Cryptocurrencies could see massive adoption perhaps in a way a typical fiat currency would not. Here is how:
As people will keep spending fiat (why hold on to it, it loses quickly in value) they will naturally try to preserve and hold on to their bitcoin. Exceptions of course exist: if there is some real imperative for them to spend, they will spend their Bitcoin – this alone has been hailed as distinct marker of a debt-ridden society in which capital continuously gets misallocated and one where a limited asset constraints capital investments and makes sure they will have a superior return of investment. Now, just as consumers will hold on to their bitcoin, business owners, who are people too, will also want to keep their cryptocurrency of choice. They will think of ways to get bitcoin from their customers and partners. They will realize they can’t get them in the normal traditional way (i.e. simply installing a new point of sales system with bitcoin capability will not at all induce their customers to give up their precious bitcoins.
The result: Businesses will come up with ingenious ways to entice people to give them their Bitcoin. Special discounts (which we already see, up to 20% off retail prices), special fire sales, special deals and arrangements – this will lead to a price drop if you switch into bitcoin. At some point the appreciation of bitcoin and the incentive offset and consumers will pay in Bitcoin. This leads to a drop in prices, a continous push up for Bitcoin, a shrinking of the debt economy and the idea of what hard money means will comes back from the grave of the industrial revolution era as prosperity increases once again as per measure of increased productivity it should!

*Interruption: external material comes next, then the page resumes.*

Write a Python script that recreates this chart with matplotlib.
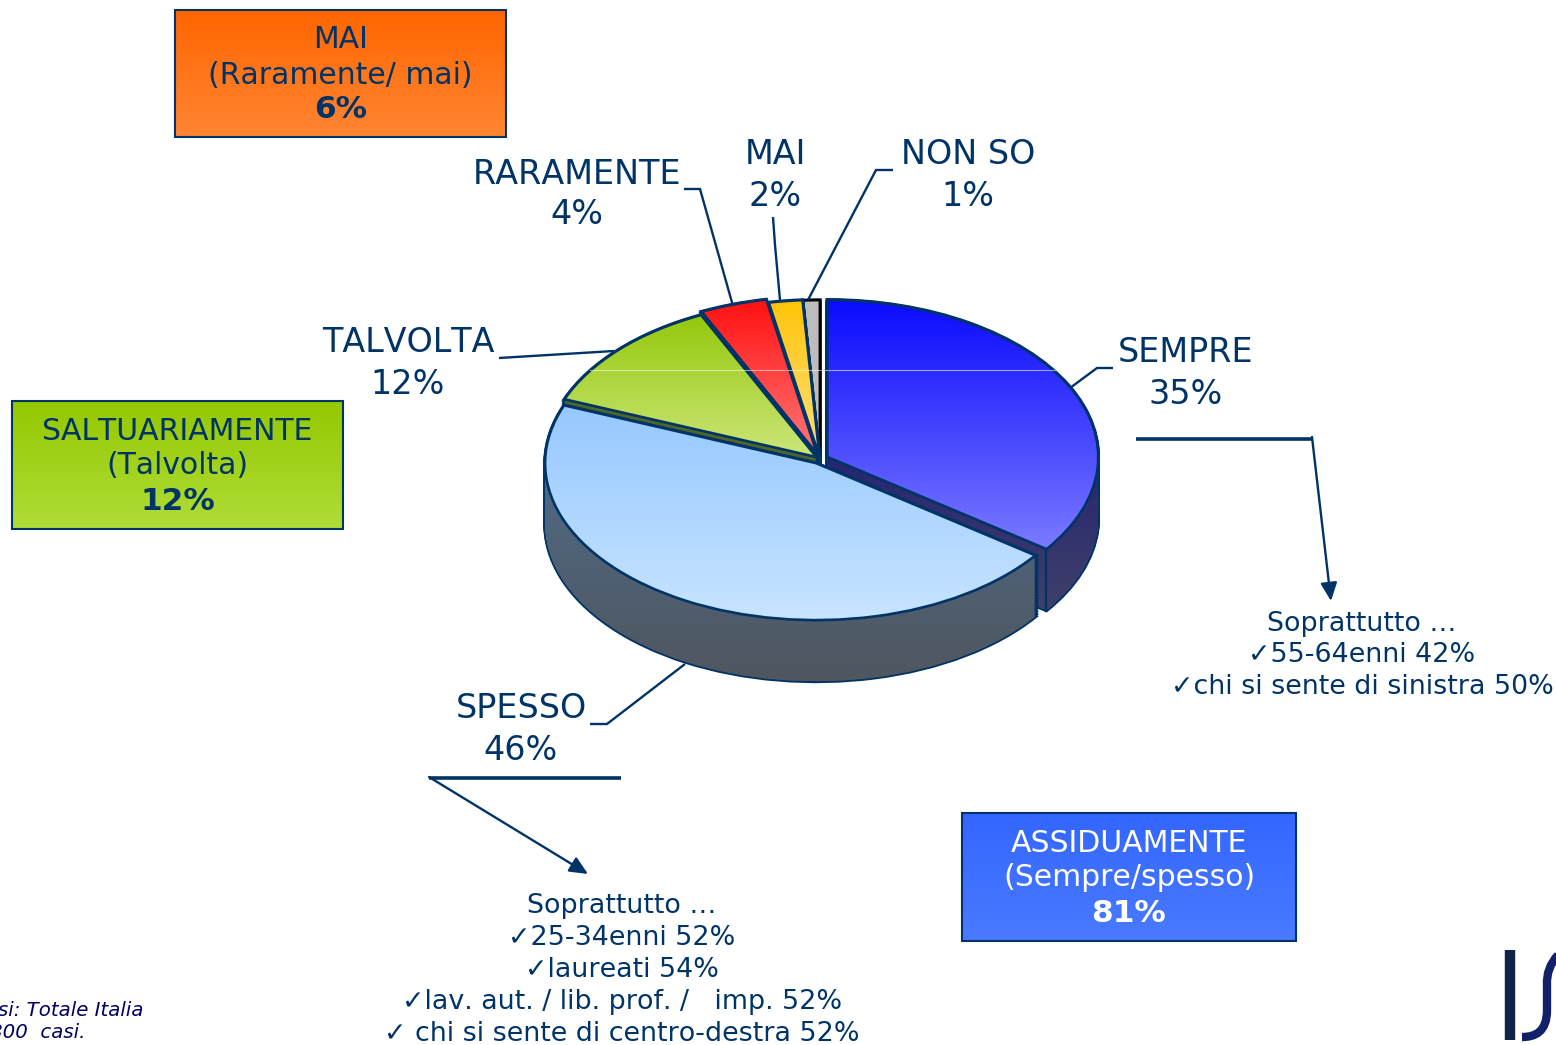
# Frequency pie with fake 3D depth, category call-outs and summary boxes
import numpy as np
import matplotlib
matplotlib.use("Agg")
import matplotlib.pyplot as plt
from matplotlib.colors import to_rgb
from matplotlib.path import Path
from matplotlib.patches import PathPatch

plt.rcParams["text.kerning_factor"] = 6

# data
categories = ["SEMPRE", "SPESSO", "TALVOLTA", "RARAMENTE", "MAI", "NON SO"]
values = [35, 46, 12, 4, 2, 1]
box_titles = ["MAI", "SALTUARIAMENTE", "ASSIDUAMENTE"]
box_subtitles = ["(Raramente/ mai)", "(Talvolta)", "(Sempre/spesso)"]
box_values = [6, 12, 81]
sempre_notes = ["Soprattutto …", "✓55-64enni 42%", "✓chi si sente di sinistra 50%"]
spesso_notes = ["Soprattutto …", "✓25-34enni 52%", "✓laureati 54%",
                "✓lav. aut. / lib. prof. /   imp. 52%", "✓ chi si sente di centro-destra 52%"]
footnotes = ["si: Totale Italia", "800  casi."]

# styles
NAVY = "#003366"
W, H = 1556, 1045
CX, CY, RX, RY = 820, 459, 271, 157
DEPTH = 62 / RY
explode = [0.03, 0.03, 0.018, 0.035, 0.014, 0.012]
top_cols = [("#0a0aff", "#7a7aff"), ("#96c8ff", "#c8e4ff"), ("#94c80a", "#cce67a"),
            ("#ff1010", "#ff7878"), ("#ffc408", "#ffe080"), ("#bdbdbd", "#bdbdbd")]
side_cols = [("#0a0a7a", "#40406a"), ("#4f6f90", "#50565f"), ("#4f6628", "#4f6628"),
             ("#7a3038", "#7a3038"), ("#806010", "#806010"), ("#555555", "#555555")]
edge_cols = [NAVY, NAVY, NAVY, NAVY, NAVY, "black"]
draw_order = [5, 4, 3, 2, 0, 1]

fig = plt.figure(figsize=(W / 100, H / 100), dpi=100, facecolor="white")
pie_ax = fig.add_axes([0, 0, 1, 1], zorder=1)
ax = fig.add_axes([0, 0, 1, 1], zorder=2)
ax.set_xlim(0, W)
ax.set_ylim(H, 0)
ax.axis("off")


def grad_fill(target, path, c1, c2, z):
    box = path.get_extents()
    cols = np.linspace(to_rgb(c1), to_rgb(c2), 256)[:, None, :]
    im = target.imshow(cols, extent=[box.x0, box.x1, box.y0, box.y1], origin="upper",
                       aspect="auto", zorder=z, interpolation="bilinear")
    im.set_clip_path(path, target.transData)


def draw_pie(center):
    wedges, _ = pie_ax.pie(values, explode=explode, startangle=90, counterclock=False,
                           center=center, colors=["none"] * len(values), radius=1)
    return wedges


# side walls: the same pie pushed down step by step, merged into one outline per slice
stacks = [[] for _ in values]
for d in np.arange(0, DEPTH + 0.001, 0.01):
    wedges = draw_pie((0, -d))
    for i, w in enumerate(wedges):
        order = draw_order.index(i)
        w.set_edgecolor(NAVY)
        w.set_linewidth(2.6)
        w.set_zorder(10 + order * 3)
        stacks[i].append(w.get_path())

tops = draw_pie((0, 0))
for i, w in enumerate(tops):
    order = draw_order.index(i)
    grad_fill(pie_ax, Path.make_compound_path(*stacks[i]), side_cols[i][0], side_cols[i][1], 10.5 + order * 3)
    grad_fill(pie_ax, w.get_path(), top_cols[i][0], top_cols[i][1], 11 + order * 3)
    w.set_edgecolor(edge_cols[i])
    w.set_linewidth(1.9)
    w.set_zorder(11.5 + order * 3)

pie_ax.set_aspect("auto")
pie_ax.set_xlim(-1.1, 1.1)
pie_ax.set_ylim(-1.55, 1.2)
pie_ax.set_position([(CX - 1.1 * RX) / W, 1 - (CY + 1.55 * RY) / H, 2.2 * RX / W, 2.75 * RY / H])
pie_ax.axis("off")

# edge between the cut face and the outer wall of SEMPRE
end = np.radians(90 - 360 * values[0] / sum(values))
mid = np.radians(90 - 180 * values[0] / sum(values))
ex = explode[0] * np.cos(mid) + np.cos(end)
ey = explode[0] * np.sin(mid) + np.sin(end)
pie_ax.plot([ex, ex], [ey, ey - DEPTH], color=NAVY, lw=1.7, zorder=10 + draw_order.index(0) * 3 + 0.7)


def line(xs, ys, lw=1.7):
    ax.plot(xs, ys, color=NAVY, lw=lw, solid_joinstyle="miter", solid_capstyle="butt", zorder=3)


# faint highlight across the top of the pie
ax.plot([590, 1057], [370, 370], color="white", lw=0.8, alpha=0.55, zorder=2)

# leader lines
line([1113, 1097, 1070], [368, 368, 388])
line([893, 876, 808], [170, 170, 300])
line([773, 775, 780], [217, 245, 300])
line([684, 700, 733], [189, 189, 306])
line([499, 614], [358, 351])
line([685, 607, 590], [664, 724, 724])

# call-out rules and arrows
line([1136, 1312], [438.5, 438.5], lw=2.6)
line([429, 621], [777.5, 777.5], lw=2.6)
for start, stop in [((1312, 437), (1331, 601)), ((429, 777), (588, 874))]:
    ax.annotate("", xy=stop, xytext=start,
                arrowprops=dict(arrowstyle="-|>,head_length=0.55,head_width=0.25", color=NAVY, lw=1.7,
                                shrinkA=0, shrinkB=0, mutation_scale=20), zorder=3)

# slice labels
label_pos = [(1186, 352, 394), (521, 708, 750), (408, 342, 384),
             (577, 174, 215), (775, 155, 197), (968, 155, 197)]
for name, val, (x, y1, y2) in zip(categories, values, label_pos):
    ax.text(x, y1, name, color=NAVY, fontsize=24, ha="center", va="center", zorder=4)
    ax.text(x, y2, f"{val}%", color=NAVY, fontsize=24, ha="center", va="center", zorder=4)

# summary boxes
box_rects = [(175, 10, 506, 137), (12, 401, 343, 529), (962, 813, 1296, 941)]
box_cols = [("#ff6600", "#ff8533"), ("#94c800", "#b0dc38"), ("#3366ff", "#4a7aff")]
box_text = [NAVY, NAVY, "white"]
box_y = [(39, 75, 110), (431, 466, 502), (843, 878, 914)]
for k in range(3):
    x0, y0, x1, y1 = box_rects[k]
    rect = Path([(x0, y0), (x1, y0), (x1, y1), (x0, y1), (x0, y0)], closed=True)
    cols = np.linspace(to_rgb(box_cols[k][0]), to_rgb(box_cols[k][1]), 128)[:, None, :]
    ax.imshow(cols, extent=[x0, x1, y1, y0], aspect="auto", zorder=3, origin="upper")
    ax.add_patch(PathPatch(rect, fc="none", ec=NAVY, lw=1.5, zorder=3.5))
    xc = (x0 + x1) / 2
    ax.text(xc, box_y[k][0], box_titles[k], color=box_text[k], fontsize=21.5, ha="center", va="center", zorder=4)
    ax.text(xc, box_y[k][1], box_subtitles[k], color=box_text[k], fontsize=21.5, ha="center", va="center", zorder=4)
    ax.text(xc, box_y[k][2], f"{box_values[k]}%", color=box_text[k], fontsize=22.5, fontweight="bold",
            ha="center", va="center", zorder=4)
ax.set_xlim(0, W)
ax.set_ylim(H, 0)

# notes under the arrows
for txt, y in zip(sempre_notes, [624, 655, 687]):
    ax.text(1362, y, txt, color=NAVY, fontsize=19.4, ha="center", va="center", zorder=4)
for txt, y in zip(spesso_notes, [906, 938, 970, 1002, 1034]):
    ax.text(622, y, txt, color=NAVY, fontsize=19.4, ha="center", va="center", zorder=4)

# footnote, cut by the page edge as in the slide
ax.text(-2, 1011, footnotes[0], color="#000066", fontsize=14.2, style="italic", ha="left", va="center")
ax.text(-10, 1033, footnotes[1], color="#000066", fontsize=14.2, style="italic", ha="left", va="center")

# logo fragment
ax.plot([1510, 1510], [950, 1040], color="#0f2448", lw=7.5, solid_capstyle="butt", zorder=3)
logo = Path([(1558, 955), (1546, 968), (1547, 985), (1547, 1010), (1547, 1032), (1535, 1037), (1522, 1037)],
            [Path.MOVETO, Path.CURVE3, Path.CURVE3, Path.LINETO, Path.CURVE4, Path.CURVE4, Path.CURVE4])
ax.add_patch(PathPatch(logo, fc="none", ec="#12206a", lw=6, zorder=3))

fig.savefig("out.png", dpi=100)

Bitcoin being non-dilutable past 21 million coins expresses increased purchase power much better than an ever inflatable fiat printed piece of green paper bill.
Because in reality, prices should fall – over time, all over an economy – and your purchasing power should go up, per unit of currency, because of technological advances and productivity gains… If someone introduces a new factory, a new robotic system, a new time saving methodology or life saving drug – these repercussions on one end of the global economy will be felt like waves on the limited / fixed unit of accounting that is bitcoin, lifting all boats higher when the tide rises. This is what happened during the industrial revolution, when money was mostly tied to gold and gains rose everyone’s living standards over time, as the dollar/pound kept appreciating. The only one who suffered, in a sense, was the burgeoning governments that were stifled in their growth and ability to wage (and pay for) massive wars.
But we have been foregoing a hard-monetary system, because we allowed our massive bureaucratic governments to siphon that extra gain off for the benefit of “price stability”. For some, this has the signs of the greatest heist in the history of mankind – which, slowly, might be coming to an end.
At the very least, Bitcoin’s rise has made people reconsider the role, origin, intent and effect of money in their lives and society. Most excitingly, if a hard monetary system of competing private distributed cryptocurrencies would push technological development stronger and faster than a centrally planned central-bank bureaucratic ever inflating system, it could usher in a new era of prosperity and innovation.